Soon after the election, the refusal by a senior police officer in Pakpattan to bow to external pressure by the influential people set the alarms bell ringing, signifying just how serious the grievances of those working the system were, let alone the plight of the outsider that the system routinely victimised. The reading was corroborated without much delay when officials in a couple of districts in Punjab resisted the newly-elected lawmakers who insisted on having people of their choice working in important administrative posts.
Similar rumours that the ‘afsar shahi’, or the bureaucracy, was not cooperating with the PTI ministers emanated from Islamabad.
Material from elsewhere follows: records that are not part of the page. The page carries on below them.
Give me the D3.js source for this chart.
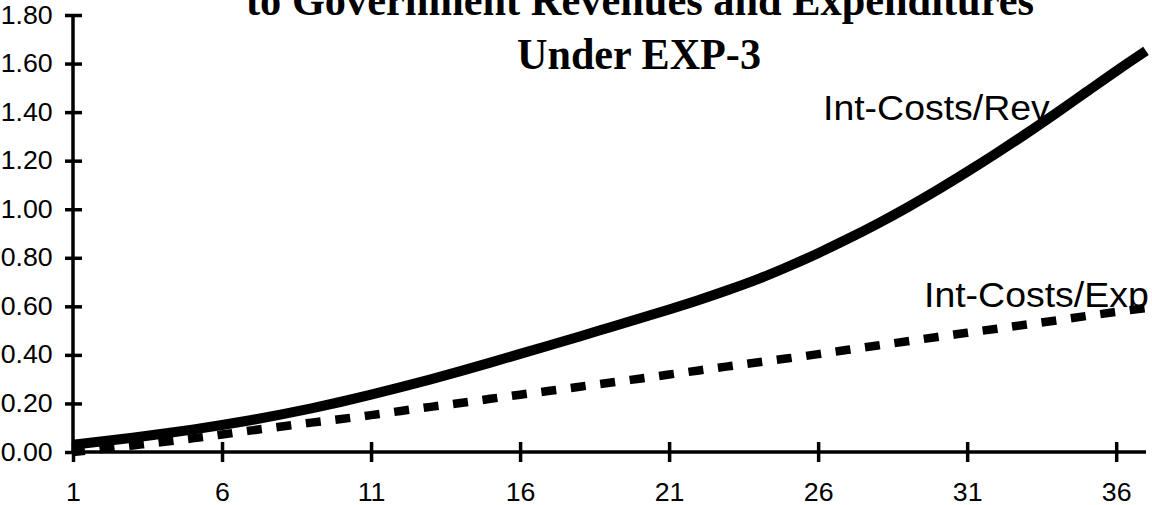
<!DOCTYPE html>
<html>
<head>
<meta charset="utf-8">
<script src="https://cdn.jsdelivr.net/npm/d3@7"></script>
<style>
  html, body { margin: 0; padding: 0; background: #fff; }
  svg { display: block; }
</style>
</head>
<body>
<svg id="chart" width="1152" height="505"></svg>
<script>
// Years of the projection (x categories)
const years = d3.range(1, 38);
const xTickValues = [1, 6, 11, 16, 21, 26, 31, 36];
const yTickValues = [0, 0.2, 0.4, 0.6, 0.8, 1.0, 1.2, 1.4, 1.6, 1.8];

// Interest costs as a share of revenues
const intCostsRev = [
  0.030, 0.044, 0.059, 0.075, 0.092, 0.111, 0.132, 0.155, 0.180, 0.207,
  0.236, 0.267, 0.299, 0.333, 0.368, 0.404, 0.440, 0.476, 0.513, 0.550,
  0.587, 0.626, 0.668, 0.713, 0.764, 0.819, 0.878, 0.941, 1.008, 1.079,
  1.154, 1.232, 1.313, 1.397, 1.483, 1.569, 1.652
];

// Interest costs as a share of expenditures
const intCostsExp = [
  0.000, 0.013, 0.027, 0.041, 0.056, 0.072, 0.089, 0.105, 0.121, 0.136,
  0.152, 0.169, 0.186, 0.202, 0.219, 0.236, 0.252, 0.269, 0.285, 0.302,
  0.319, 0.336, 0.353, 0.370, 0.386, 0.403, 0.421, 0.439, 0.456, 0.474,
  0.491, 0.508, 0.525, 0.542, 0.560, 0.577, 0.593
];

const titleLines = ["to Government Revenues and Expenditures", "Under EXP-3"];
const seriesLabels = ["Int-Costs/Rev", "Int-Costs/Exp"];

const svg = d3.select("#chart");

const x = d3.scaleLinear().domain([1, 37]).range([73, 1146]);
const y = d3.scaleLinear().domain([0, 1.8]).range([452, 15]);

const sans = "'Liberation Sans', Arial, sans-serif";
const serif = "'Liberation Serif', 'Times New Roman', serif";

// Title (first line runs off the top edge)
svg.append("text")
  .attr("x", 640).attr("y", 15)
  .attr("text-anchor", "middle")
  .attr("font-family", serif).attr("font-weight", "bold").attr("font-size", 44)
  .attr("textLength", 788).attr("lengthAdjust", "spacingAndGlyphs")
  .text(titleLines[0]);
svg.append("text")
  .attr("x", 639).attr("y", 69)
  .attr("text-anchor", "middle")
  .attr("font-family", serif).attr("font-weight", "bold").attr("font-size", 44)
  .attr("textLength", 244).attr("lengthAdjust", "spacingAndGlyphs")
  .text(titleLines[1]);

// Y axis (labels and ticks crossing the line)
const yAxis = svg.append("g")
  .attr("transform", `translate(${x(1)},0)`)
  .call(d3.axisLeft(y).tickValues(yTickValues).tickSize(8).tickPadding(11)
    .tickFormat(d3.format(".2f")));
yAxis.select(".domain").attr("d", `M0,${y(1.8)}V${y(0)}`);
yAxis.selectAll(".tick line").attr("x1", 9).attr("x2", -8);

// X axis (labels and ticks crossing the line)
const xAxis = svg.append("g")
  .attr("transform", `translate(0,${y(0)})`)
  .call(d3.axisBottom(x).tickValues(xTickValues).tickSize(10).tickPadding(21)
    .tickFormat(d3.format("d")));
xAxis.select(".domain").attr("d", `M${x(1)},0H${x(37)}`);
xAxis.selectAll(".tick line").attr("y1", -10).attr("y2", 10);

svg.selectAll(".domain, .tick line")
  .style("stroke", "#000").style("stroke-width", "3.5px");

svg.selectAll(".tick text")
  .attr("fill", "#000")
  .attr("font-family", sans)
  .attr("font-size", 25)
  .attr("transform", "scale(1.07,1)");

// Lines
const line = d3.line()
  .x((d, i) => x(years[i]))
  .y(d => y(d))
  .curve(d3.curveMonotoneX);

svg.append("path")
  .datum(intCostsExp)
  .attr("d", line)
  .attr("fill", "none")
  .attr("stroke", "#000")
  .attr("stroke-width", 8.5)
  .attr("stroke-dasharray", "15,14.7")
  .attr("stroke-dashoffset", 3)
  .attr("stroke-linecap", "butt");

svg.append("path")
  .datum(intCostsRev)
  .attr("d", line)
  .attr("fill", "none")
  .attr("stroke", "#000")
  .attr("stroke-width", 10)
  .attr("stroke-linecap", "butt")
  .attr("stroke-linejoin", "round");

// Series labels
svg.append("text")
  .attr("transform", "translate(823,120) scale(1.07,1)")
  .attr("font-family", sans).attr("font-size", 35).attr("fill", "#000")
  .text(seriesLabels[0]);
svg.append("text")
  .attr("transform", "translate(924,307) scale(1.07,1)")
  .attr("font-family", sans).attr("font-size", 35).attr("fill", "#000")
  .text(seriesLabels[1]);
</script>
</body>
</html>
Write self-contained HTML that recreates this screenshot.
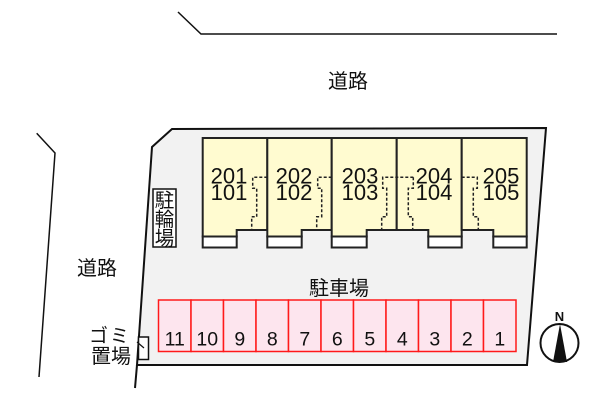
<!DOCTYPE html>
<html><head><meta charset="utf-8"><style>
html,body{margin:0;padding:0;background:#fff;}
svg{display:block;}
.jp{font-family:"Liberation Sans","Noto Sans CJK JP",sans-serif;}
.num{font-family:"Liberation Sans",sans-serif;}
</style></head><body>
<svg width="600" height="400" viewBox="0 0 600 400" xmlns="http://www.w3.org/2000/svg">
<rect width="600" height="400" fill="#fff"/>
<!-- roads -->
<polyline points="178,12 201,34 557,34" fill="none" stroke="#111" stroke-width="1.5"/>
<polyline points="36.7,133.3 55,153 39,377" fill="none" stroke="#111" stroke-width="1.5"/>
<text class="jp" x="348" y="88" font-size="20" text-anchor="middle" fill="#111">道路</text>
<text class="jp" x="97" y="275" font-size="20" text-anchor="middle" fill="#111">道路</text>
<!-- lot -->
<polygon points="172,129 546,128 527,365 137,365 152,147" fill="#f2f2f2" stroke="#111" stroke-width="2" stroke-linejoin="miter"/>
<line x1="137" y1="365" x2="135" y2="388" stroke="#111" stroke-width="2"/>
<!-- buildings -->
<g stroke="#222" stroke-width="2" stroke-linejoin="miter">
<path d="M202.7,138 H267.3 V230 H236.7 V236.5 H202.7 Z" fill="#fffbd0"/>
<rect x="202.7" y="236.5" width="34" height="11" fill="#fff"/>
<path d="M267.3,138 H331.7 V230 H301.7 V236.5 H267.3 Z" fill="#fffbd0"/>
<rect x="267.3" y="236.5" width="34.4" height="11" fill="#fff"/>
<path d="M331.7,138 H396.7 V230 H366.7 V236.5 H331.7 Z" fill="#fffbd0"/>
<rect x="331.7" y="236.5" width="35" height="11" fill="#fff"/>
<path d="M396.7,138 H461.7 V236.5 H428.3 V230 H396.7 Z" fill="#fffbd0"/>
<rect x="428.3" y="236.5" width="33.4" height="11" fill="#fff"/>
<path d="M461.7,138 H526.7 V236.5 H493.3 V230 H461.7 Z" fill="#fffbd0"/>
<rect x="493.3" y="236.5" width="33.4" height="11" fill="#fff"/>
</g>
<g fill="none" stroke="#222" stroke-width="1.5" stroke-dasharray="3 2">
<path d="M267.3,177.3 H252.7 V188.3 H256.7 V216.7 H251.7 V230"/>
<path d="M331.7,177.3 H317.7 V188.3 H321.7 V216.7 H316.7 V230"/>
<path d="M413.3,177.3 H382.7 V188.3 H386.7 V216.7 H381.7 V230"/>
<path d="M413.3,177.3 V188.3 H408.3 V216.7 H412.7 V230"/>
<path d="M461.7,177.3 H477.3 V188.3 H473.3 V216.7 H478.3 V230"/>
</g>
<g class="num" font-size="22" text-anchor="middle" fill="#111">
<text x="229" y="183.5">201</text><text x="229" y="200">101</text>
<text x="294" y="183.5">202</text><text x="294" y="200">102</text>
<text x="360" y="183.5">203</text><text x="360" y="200">103</text>
<text x="434" y="183.5">204</text><text x="434" y="200">104</text>
<text x="501" y="183.5">205</text><text x="501" y="200">105</text>
</g>
<!-- bicycle parking -->
<rect x="153" y="189" width="23" height="58" fill="#fff" stroke="#111" stroke-width="1.5"/>
<g class="jp" font-size="19.5" text-anchor="middle" fill="#111">
<text x="164.5" y="207">駐</text>
<text x="164.5" y="226">輪</text>
<text x="164.5" y="245">場</text>
</g>
<!-- parking -->
<text class="jp" x="339" y="295" font-size="20" text-anchor="middle" fill="#111">駐車場</text>
<g stroke="#ff1a1a" stroke-width="1.5" fill="#fde5ee">
<rect x="158.5" y="300" width="32.5" height="51.5"/>
<rect x="191" y="300" width="32.5" height="51.5"/>
<rect x="223.5" y="300" width="32.5" height="51.5"/>
<rect x="256" y="300" width="32.5" height="51.5"/>
<rect x="288.5" y="300" width="32.5" height="51.5"/>
<rect x="321" y="300" width="32.5" height="51.5"/>
<rect x="353.5" y="300" width="32.5" height="51.5"/>
<rect x="386" y="300" width="32.5" height="51.5"/>
<rect x="418.5" y="300" width="32.5" height="51.5"/>
<rect x="451" y="300" width="32.5" height="51.5"/>
<rect x="483.5" y="300" width="32.5" height="51.5"/>
</g>
<g class="num" font-size="19.5" text-anchor="middle" fill="#111">
<text x="174.75" y="345.5">11</text>
<text x="207.25" y="345.5">10</text>
<text x="239.75" y="345.5">9</text>
<text x="272.25" y="345.5">8</text>
<text x="304.75" y="345.5">7</text>
<text x="337.25" y="345.5">6</text>
<text x="369.75" y="345.5">5</text>
<text x="402.25" y="345.5">4</text>
<text x="434.75" y="345.5">3</text>
<text x="467.25" y="345.5">2</text>
<text x="499.75" y="345.5">1</text>
</g>
<!-- garbage -->
<text class="jp" x="110" y="342" font-size="19" letter-spacing="2" text-anchor="middle" fill="#111">ゴミ</text>
<text class="jp" x="111" y="363" font-size="20" text-anchor="middle" fill="#111">置場</text>
<rect x="138.5" y="337" width="10" height="22.5" fill="#fff" stroke="#111" stroke-width="1.5"/>
<line x1="137" y1="342" x2="144" y2="348" stroke="#111" stroke-width="1.2"/>
<!-- compass -->
<circle cx="559.5" cy="343" r="19" fill="#fff" stroke="#111" stroke-width="2"/>
<polygon points="560,324 553,362 567,362" fill="#111"/>
<text class="num" x="559.5" y="321" font-size="13" font-weight="bold" text-anchor="middle" fill="#111">N</text>
</svg>
</body></html>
However, like the disturbing murmuring campaign of disapproval run against Mr Khan elsewhere in the country, these whispers, too, died down with time. It emerged that the PTI had total support from the institutions – perhaps the kind of support that the governments over the last many decades were lacking. This in mind, the focus naturally shifted from the usual concerns about whether a party could survive in government to what kind of an impact the PTI, more specifically its leader with the clear backing of all-important institutions, was capable of leaving overall on the country.
The election of July 25, 2018, had landed the PTI support from the unlikeliest of places – in the sense that the parties in power before the PTI did not enjoy such expansive presence. For instance, the 14 seats that the PTI won in Karachi in the latest general election was a huge, potentially path-defining shift in itself, even though in its current safe value it fell well short of bringing a long-desired anti-PPP transformation in Sindh.
A majority of Karachi MNAs belonging to an all-Pakistan outfit in power at the federal level, together with the power in Punjab and KP, and a friendly setup in Balochistan, definitely gave the new setup the wholesome look that all parties in power in the country have craved but few, if any, were blessed with. This has left Prime Minister Khan with that much less room for not faltering compared to the purported saviours who came to the nation’s rescue before him.